Sexual Abuse Allegations in Arizona Immigration Shelters

Laura Ashley Powell
Staff Writer

News_Laura Ashley_Detention Center Abuse_Saramirk, Wikimedia Commons

PC: MaryKent Wolff

Three minors from El Salvador who were housed in an Arizona shelter while separated from their parents during the Trump Administration’s “Zero Tolerance” policy were allegedly abused sexually by shelter workers. Salvadoran officials told the Associated Press that they received these reports from three children between the ages of 12 and 17.

“The psychological and emotional impact is forever,” stated Liduvina Magarin, a deputy of foreign relations minister, to the Associated Press. “They are sexual violations, sexual abuses, that is what this is about.”

Magarin also stated that the families of the victims will have the ability to take legal action through lawyers provided by the Salvadoran government. When the children are reunited with their parents, they will be able to receive psychological assistance to heal from the abuse.

This July, ProPublica published a report where they obtained police records concerning 70 of the approximately 100 shelters housing undocumented children. The police reports recorded hundreds of alleged fights, missing children and nearly 125 calls claiming sexual offenses in the shelters. It’s not possible to tell how many of these children were a part of the many separated from their parents at the border.

According to ProPublica, psychologists who have worked with these children say that the numbers of sexual abuses is likely much higher, since many of the children are unwilling to report what has happened to them since they are afraid it may affect their immigration cases.

“If you’re a predator, it’s a gold mine,” said Lisa Fortuna, director of child and adolescent psychiatry at Boston Medical Center, in a statement to ProPublica. “You have full access and then you have kids that have already had this history of being victimized.”

According to The Arizona Republic, a worker at a non-government shelter was accused of kissing and groping a 14-year-old and was later arrested.

“When a child tells us of inappropriate behavior, we immediately call law enforcement and start an internal investigation as appropriate,” said a spokesperson for Southwest Key, a company that runs multiple shelters.

One employee of Southwest Key was accused of molesting two teenage boys and groping six others over the course of two years. At least two others from the same company in Arizona have been accused of similar crimes in the past three years.

The Office of Refugee Resettlement announced on the website for the US Department of Health and Human Services that there will be visits to different shelters to determine what changes need to be made.
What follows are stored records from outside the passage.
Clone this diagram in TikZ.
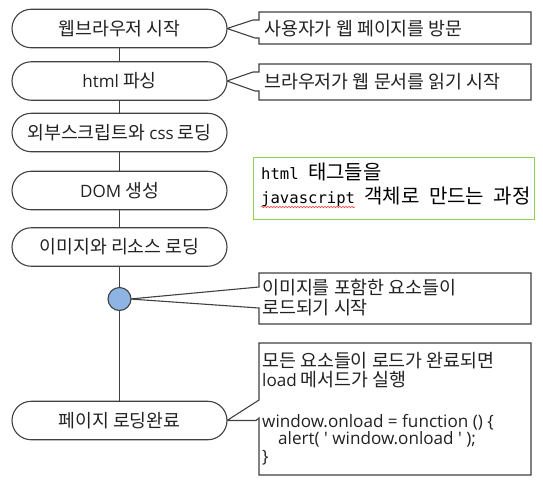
\documentclass[tikz,border=0pt]{standalone}
\usepackage{fontspec}
\setmainfont{Noto Sans CJK KR}
\newfontfamily\lat{Open Sans}[Scale=0.93]
\newfontfamily\gmono{DejaVu Sans Mono}
\usetikzlibrary{decorations.pathmorphing}
\definecolor{ink}{HTML}{222222}
\definecolor{edgec}{HTML}{404040}
\definecolor{dotblue}{HTML}{8EB4E3}
\definecolor{boxgreen}{HTML}{92D050}
\newcommand{\msp}{{\gmono\fontsize{15.6}{20}\selectfont\ }}
\begin{document}
\begin{tikzpicture}[x=1pt,y=-1pt,
  stadium/.style={draw=edgec, line width=1.1pt, fill=white, rounded corners=19.25pt,
    minimum width=215pt, minimum height=38.5pt, inner sep=0pt,
    font=\fontsize{18.3}{21}\selectfont, text=ink},
  dotnode/.style={circle, draw=edgec, line width=1.1pt, fill=dotblue, minimum size=23pt, inner sep=0pt},
  conn/.style={draw=edgec, line width=1.1pt},
  callout/.style={draw=edgec, line width=1.1pt, fill=white, line join=miter},
  ctext/.style={anchor=base west, inner sep=0pt, text=ink, font=\fontsize{18.4}{21}\selectfont},
  mtext/.style={anchor=base west, inner sep=0pt, text=black, font=\fontsize{20}{24}\selectfont}
]
\useasboundingbox (0,0) rectangle (543,485);

% callouts (drawn first)
\draw[callout] (227,28.5) coordinate (p1) -- (253,20) -- (259,20) -- (259,12) -- (531,12) -- (531,44) -- (259,44) -- (259,38) -- (255,38) -- cycle;
\draw[callout] (227,81) coordinate (p2) -- (253,72) -- (259,72) -- (259,64) -- (531,64) -- (531,100) -- (259,100) -- (259,91) -- (255,91) -- cycle;
\draw[callout] (130,299) coordinate (p3) -- (259,287) -- (259,273) -- (531,273) -- (531,324) -- (259,324) -- (259,308) -- cycle;
\draw[callout] (227,420.5) coordinate (p4) -- (259,400) -- (259,343) -- (531,343) -- (531,475) -- (259,475) -- (259,418) -- (256,420.5) -- cycle;

% flow nodes
\node[stadium] (s1) at (119.5,28.5) {웹브라우저 시작};
\node[stadium] (s2) at (119.5,81) {{\lat html} 파싱};
\node[stadium] (s3) at (119.5,132.5) {외부스크립트와 {\lat css} 로딩};
\node[stadium] (s4) at (119.5,190.5) {{\lat DOM} 생성};
\node[stadium] (s5) at (119.5,247) {이미지와 리소스 로딩};
\node[dotnode] (c) at (119.5,299) {};
\node[stadium] (s6) at (119.5,420.5) {페이지 로딩완료};

\draw[conn] (s1.south) -- (s2.north);
\draw[conn] (s2.south) -- (s3.north);
\draw[conn] (s3.south) -- (s4.north);
\draw[conn] (s4.south) -- (s5.north);
\draw[conn] (s5.south) -- (c.north);
\draw[conn] (c.south) -- (s6.north);

% callout texts
\node[ctext] (t1) at (264,35.5) {사용자가 웹 페이지를 방문};
\node[ctext] (t2) at (264,88) {브라우저가 웹 문서를 읽기 시작};
\node[ctext] (t3a) at (262,294) {이미지를 포함한 요소들이};
\node[ctext] (t3b) at (262,314) {로드되기 시작};
\node[ctext] (t4a) at (262,367.5) {모든 요소들이 로드가 완료되면};
\node[ctext] (t4b) at (262,386.5) {{\lat load} 메서드가 실행};
\node[ctext] (t4c) at (262,427) {\lat window.onload = function () \{};
\node[ctext] (t4d) at (278,444.5) {\lat alert( ' window.onload ' );};
\node[ctext] (t4e) at (262,462) {\lat \}};

% green note
\node[draw=boxgreen, line width=1pt, minimum width=281pt, minimum height=62pt, inner sep=0pt] (g) at (393.5,188) {};
\node[mtext] (g1) at (261,179.5) {{\gmono\fontsize{15.6}{20}\selectfont html}\msp 태그들을};
\node[mtext] (g2) at (261,203.5) {{\gmono\fontsize{15.6}{20}\selectfont javascript}\msp 객체로\msp 만드는\msp 과정};
\draw[red!75, line width=0.6pt, decorate, decoration={snake, amplitude=0.8pt, segment length=3pt}] (261,207) -- (355,207);
\end{tikzpicture}
\end{document}
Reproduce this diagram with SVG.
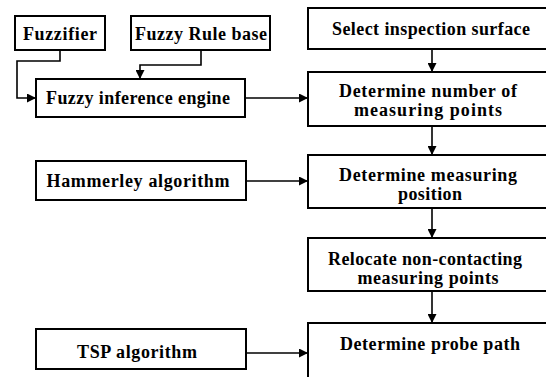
<svg xmlns="http://www.w3.org/2000/svg" width="546" height="377" viewBox="0 0 546 377">
<style>
.box{fill:#fff;stroke:#000;stroke-width:2}
text{font-family:'Liberation Serif','Times New Roman',serif;font-weight:bold;font-size:18px;fill:#000;text-anchor:middle}
.c{fill:none;stroke:#000;stroke-width:1.6}
</style>
<defs>
<marker id="ah" viewBox="0 0 10 10" refX="10" refY="5" markerWidth="9" markerHeight="9" markerUnits="userSpaceOnUse" orient="auto">
<path d="M0,0 L10,5 L0,10 z" fill="#000"/>
</marker>
</defs>
<rect width="546" height="377" fill="#fff"/>
<g id="fuzzifier"><rect class="box" x="15" y="16" width="90" height="34"/><text x="60" y="40" textLength="74" lengthAdjust="spacing">Fuzzifier</text></g>
<g id="rulebase"><rect class="box" x="131" y="16" width="139" height="34"/><text x="201" y="40" textLength="132" lengthAdjust="spacing">Fuzzy Rule base</text></g>
<g id="fie"><rect class="box" x="36" y="79" width="209" height="38"/><text x="138" y="104" textLength="184" lengthAdjust="spacing">Fuzzy inference engine</text></g>
<g id="hammerley"><rect class="box" x="36" y="161" width="210" height="39"/><text x="138" y="187" textLength="183" lengthAdjust="spacing">Hammerley algorithm</text></g>
<g id="tsp"><rect class="box" x="36" y="329" width="210" height="40"/><text x="137" y="358" textLength="120" lengthAdjust="spacing">TSP algorithm</text></g>
<g id="select"><rect class="box" x="308" y="8" width="260" height="41"/><text x="431" y="35" textLength="198" lengthAdjust="spacing">Select inspection surface</text></g>
<g id="number"><rect class="box" x="308" y="72" width="260" height="54"/><text x="428" y="97" textLength="178" lengthAdjust="spacing">Determine number of</text><text x="428" y="116" textLength="148" lengthAdjust="spacing">measuring points</text></g>
<g id="position"><rect class="box" x="308" y="155" width="260" height="53"/><text x="428" y="181" textLength="178" lengthAdjust="spacing">Determine measuring</text><text x="430" y="200" textLength="64" lengthAdjust="spacing">position</text></g>
<g id="relocate"><rect class="box" x="308" y="238" width="260" height="53"/><text x="425" y="265" textLength="194" lengthAdjust="spacing">Relocate non-contacting</text><text x="428" y="284" textLength="141" lengthAdjust="spacing">measuring points</text></g>
<g id="probe"><rect class="box" x="308" y="323" width="260" height="60"/><text x="430" y="350" textLength="180" lengthAdjust="spacing">Determine probe path</text></g>
<g id="connectors">
<path class="c" d="M60,50 V61 H17 V98 H36" marker-end="url(#ah)"/>
<path class="c" d="M201,50 V65 H140 V79" marker-end="url(#ah)"/>
<path class="c" d="M245,98 H308" marker-end="url(#ah)"/>
<path class="c" d="M246,181 H308" marker-end="url(#ah)"/>
<path class="c" d="M246,353 H308" marker-end="url(#ah)"/>
<path class="c" d="M432,49 V72" marker-end="url(#ah)"/>
<path class="c" d="M432,126 V155" marker-end="url(#ah)"/>
<path class="c" d="M432,208 V238" marker-end="url(#ah)"/>
<path class="c" d="M432,291 V323" marker-end="url(#ah)"/>
</g>
</svg>
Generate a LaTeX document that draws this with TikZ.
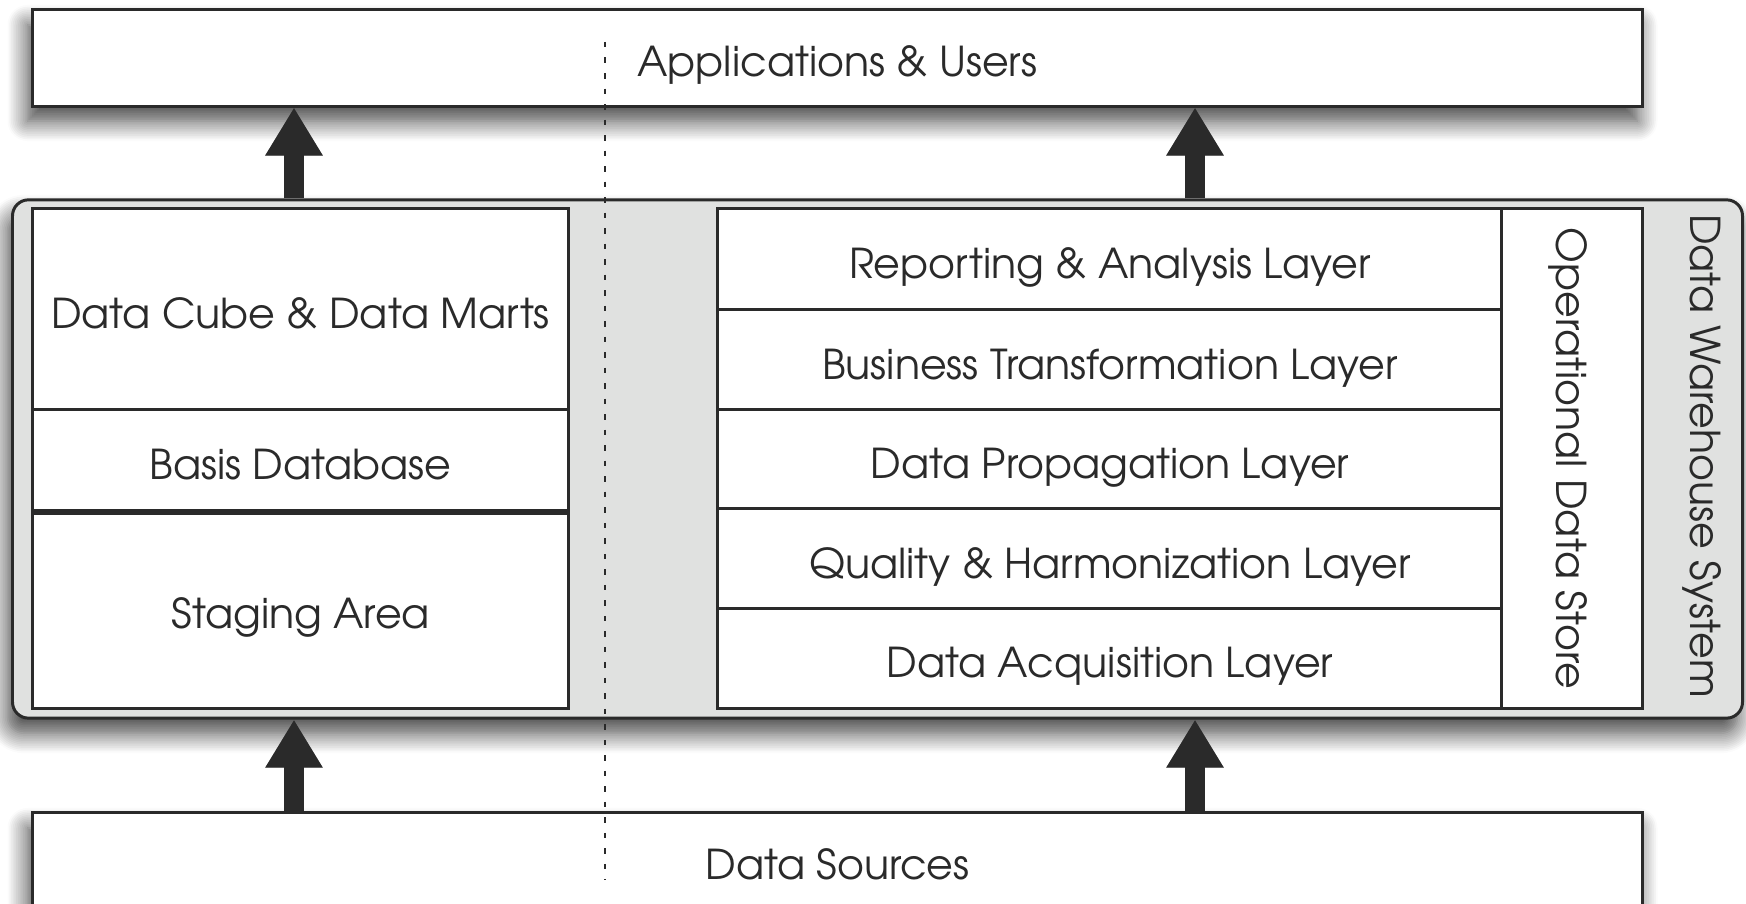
\documentclass[tikz,border=0pt]{standalone}
\usepackage{fontspec}
\setmainfont{TeX Gyre Adventor}
\usetikzlibrary{arrows.meta,shadows.blur}
\definecolor{ink}{HTML}{2A2A2A}
\definecolor{panel}{HTML}{E0E1E0}
\begin{document}
\begin{tikzpicture}[x=0.01cm,y=-0.01cm,
  txt/.style={font=\fontsize{11.7}{14}\selectfont, text=ink},
  box/.style={draw=ink, line width=0.85pt, fill=white, inner sep=0pt, txt, text height=0.38cm, text depth=0cm},
  vbox/.style={draw=ink, line width=0.85pt, fill=white, inner sep=0pt, txt, text height=0.31cm, text depth=0cm},
  shadowed/.style={blur shadow={shadow xshift=-0.05cm, shadow yshift=-0.15cm, shadow blur radius=0.2cm, shadow blur steps=12, shadow opacity=75}},
  fatarrow/.style={draw=ink, line width=0.2cm, -{Triangle[width=0.54cm,length=0.48cm]}},
  fatshadow/.style={draw=black, opacity=0.3, line width=0.2cm, -{Triangle[width=0.54cm,length=0.48cm]}},
  divider/.style={draw=ink, line width=0.75pt, dash pattern=on 0.055cm off 0.1cm},
]
\useasboundingbox (0,0) rectangle (1746,904);

% outer boxes
\node[box, shadowed, minimum width=16.09cm, minimum height=0.96cm] (apps) at (837.5,58) {Applications \& Users};
\node[box, shadowed, minimum width=16.09cm, minimum height=0.94cm] (src) at (837.5,860) {Data Sources};
\node[draw=ink, line width=0.85pt, fill=panel, rounded corners=0.16cm, shadowed, minimum width=17.29cm, minimum height=5.18cm] (dws) at (877.5,459) {};
\node[txt, rotate=-90, inner sep=0pt, text height=0.31cm, text depth=0cm] (dwsl) at (1706,456) {Data Warehouse System};

% left column
\node[box, minimum width=5.35cm, minimum height=2.01cm] (cube) at (300.5,309.5) {Data Cube \& Data Marts};
\node[box, minimum width=5.35cm, minimum height=1.01cm] (basis) at (300.5,460.5) {Basis Database};
\node[box, minimum width=5.35cm, minimum height=1.97cm] (stage) at (300.5,609.5) {Staging Area};
\draw[ink, line width=1.4pt] (basis.south west) -- (basis.south east);

% right column
\node[box, minimum width=7.84cm, minimum height=1.01cm] (rep) at (1110,259.5) {Reporting \& Analysis Layer};
\node[box, minimum width=7.84cm, minimum height=1.00cm] (bus) at (1110,360) {Business Transformation Layer};
\node[box, minimum width=7.84cm, minimum height=0.99cm] (prop) at (1110,459.5) {Data Propagation Layer};
\node[box, minimum width=7.84cm, minimum height=1.00cm] (qual) at (1110,559) {Quality \& Harmonization Layer};
\node[box, minimum width=7.84cm, minimum height=0.99cm] (acq) at (1110,658.5) {Data Acquisition Layer};
\node[vbox, rotate=-90, minimum width=4.99cm, minimum height=1.40cm] (ods) at (1572,458.5) {Operational Data Store};

% arrows
\coordinate (la) at (294,0);
\coordinate (ra) at (1195,0);
\begin{scope}[yshift=-0.05cm]
\draw[fatshadow] (la |- dws.north) -- (la |- apps.south);
\draw[fatshadow] (ra |- dws.north) -- (ra |- apps.south);
\draw[fatshadow] (la |- src.north) -- (la |- dws.south);
\draw[fatshadow] (ra |- src.north) -- (ra |- dws.south);
\end{scope}
\draw[fatarrow] (la |- dws.north) -- (la |- apps.south);
\draw[fatarrow] (ra |- dws.north) -- (ra |- apps.south);
\draw[fatarrow] (la |- src.north) -- (la |- dws.south);
\draw[fatarrow] (ra |- src.north) -- (ra |- dws.south);

% dotted divider
\coordinate (dtop) at (605,42);
\coordinate (dbot) at (605,880);
\draw[divider] (dtop) -- (dbot);
\end{tikzpicture}
\end{document}
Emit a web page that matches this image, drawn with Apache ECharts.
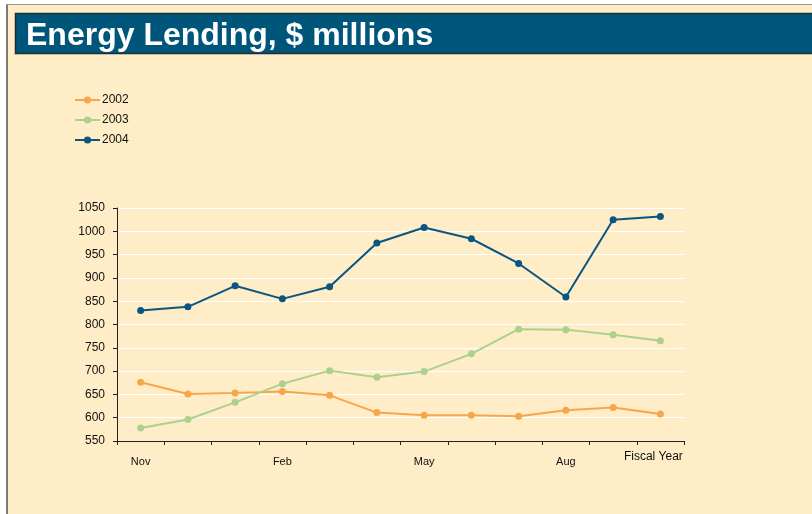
<!DOCTYPE html>
<html>
<head>
<meta charset="utf-8">
<script src="https://cdn.jsdelivr.net/npm/echarts@6/dist/echarts.min.js"></script>
<style>
  html, body { margin: 0; padding: 0; background: #ffffff; }
  #chart { width: 812px; height: 514px; }
</style>
</head>
<body>
<div id="chart"></div>
<script>
// Months of the fiscal year plus the fiscal-year total
const categories = ['Nov', 'Dec', 'Jan', 'Feb', 'Mar', 'Apr', 'May', 'Jun', 'Jul', 'Aug', 'Sep', 'Fiscal Year'];
const shownLabels = ['Nov', 'Feb', 'May', 'Aug', 'Fiscal Year'];

const seriesNames = ['2002', '2003', '2004'];
const values2002 = [676, 651, 653, 656, 648, 611, 605, 605, 603, 616, 622, 608];
const values2003 = [578, 596, 633, 673, 701, 687, 699, 737, 790, 789, 778, 765];
const values2004 = [830, 838, 883, 855, 881, 975, 1008, 984, 931, 859, 1025, 1032];

const colors = ['#F8A64C', '#ABD18D', '#0B5680'];
const cream = '#FEEDC6';
const font = '"Liberation Sans", Arial, sans-serif';

const chart = echarts.init(document.getElementById('chart'), null, { renderer: 'canvas' });

function lineSeries(name, data, color) {
  return {
    name: name,
    type: 'line',
    data: data,
    symbol: 'circle',
    symbolSize: 7,
    lineStyle: { color: color, width: 2 },
    itemStyle: { color: color },
    emphasis: { disabled: true },
    animation: false
  };
}

chart.setOption({
  animation: false,
  textStyle: { fontFamily: font },
  graphic: [
    // page background and frame
    { type: 'rect', z: -10, shape: { x: 6, y: 4, width: 806, height: 510 },
      style: { fill: cream } },
    { type: 'line', z: -5, shape: { x1: 7, y1: 4, x2: 7, y2: 514 },
      style: { stroke: '#7d7a72', lineWidth: 2 } },
    { type: 'line', z: -5, shape: { x1: 6, y1: 4.5, x2: 812, y2: 4.5 },
      style: { stroke: '#9a978f', lineWidth: 1 } },
    // heading bar
    { type: 'rect', z: -4, shape: { x: 15.5, y: 13.5, width: 800, height: 40 },
      style: { fill: '#00557B', stroke: '#1d2c36', lineWidth: 1.5 } },
    { type: 'text', z: 10, left: 26, top: 20,
      style: { text: 'Energy Lending, $ millions', fill: '#ffffff',
               font: 'bold 32px ' + font } }
  ],
  legend: {
    orient: 'vertical',
    left: 74,
    top: 94,
    padding: 0,
    itemWidth: 25,
    itemHeight: 9,
    itemGap: 8,
    data: seriesNames,
    textStyle: { fontFamily: font, fontSize: 12, color: '#111111', padding: [0, 0, 0, -3] }
  },
  grid: { left: 117, right: 128, top: 208, bottom: 73, containLabel: false },
  xAxis: {
    type: 'category',
    data: categories,
    boundaryGap: true,
    axisLine: { lineStyle: { color: '#222222', width: 1 } },
    axisTick: { show: true, length: 4, interval: 0, lineStyle: { color: '#222222' } },
    axisLabel: {
      interval: 0,
      color: '#111111',
      fontFamily: font,
      fontSize: 11,
      margin: 15,
      formatter: function (v) {
        if (v === 'Fiscal Year') return '{fy|' + v + '}';
        return shownLabels.indexOf(v) >= 0 ? v : '';
      },
      rich: {
        // the total's label sits a little higher than the month labels
        fy: { fontFamily: font, fontSize: 12, color: '#111111', lineHeight: 2, padding: [0, 14, 0, 0] }
      }
    },
    splitLine: { show: false }
  },
  yAxis: {
    type: 'value',
    min: 550,
    max: 1050,
    interval: 50,
    axisLine: { show: true, lineStyle: { color: '#222222', width: 1 } },
    axisTick: { show: true, length: 4, lineStyle: { color: '#222222' } },
    axisLabel: {
      color: '#111111', fontFamily: font, fontSize: 12, margin: 12,
      formatter: function (v) { return String(v); }
    },
    splitLine: { show: true, lineStyle: { color: '#ffffff', width: 1 } }
  },
  series: [
    lineSeries(seriesNames[0], values2002, colors[0]),
    lineSeries(seriesNames[1], values2003, colors[1]),
    lineSeries(seriesNames[2], values2004, colors[2])
  ]
});
</script>
</body>
</html>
A report of their findings is expected by the end of the year.

According to NPR, Michelle Brané, the director of migrant rights and justice at the Women’s Refugee Commission, children’s safety is always at risk when they are housed together in large groups in a nonpersonal institution. Brané also explained that since there was a large inflation of children being held in these shelters in a short period of time, there was less time and resources to screen staff and take other precautions.

“Clearly the U.S. government, in this instance, separated children from their parents without any real plan for their long-term care or reunification,” Brané said. “And in doing so, endangered thousands of children.”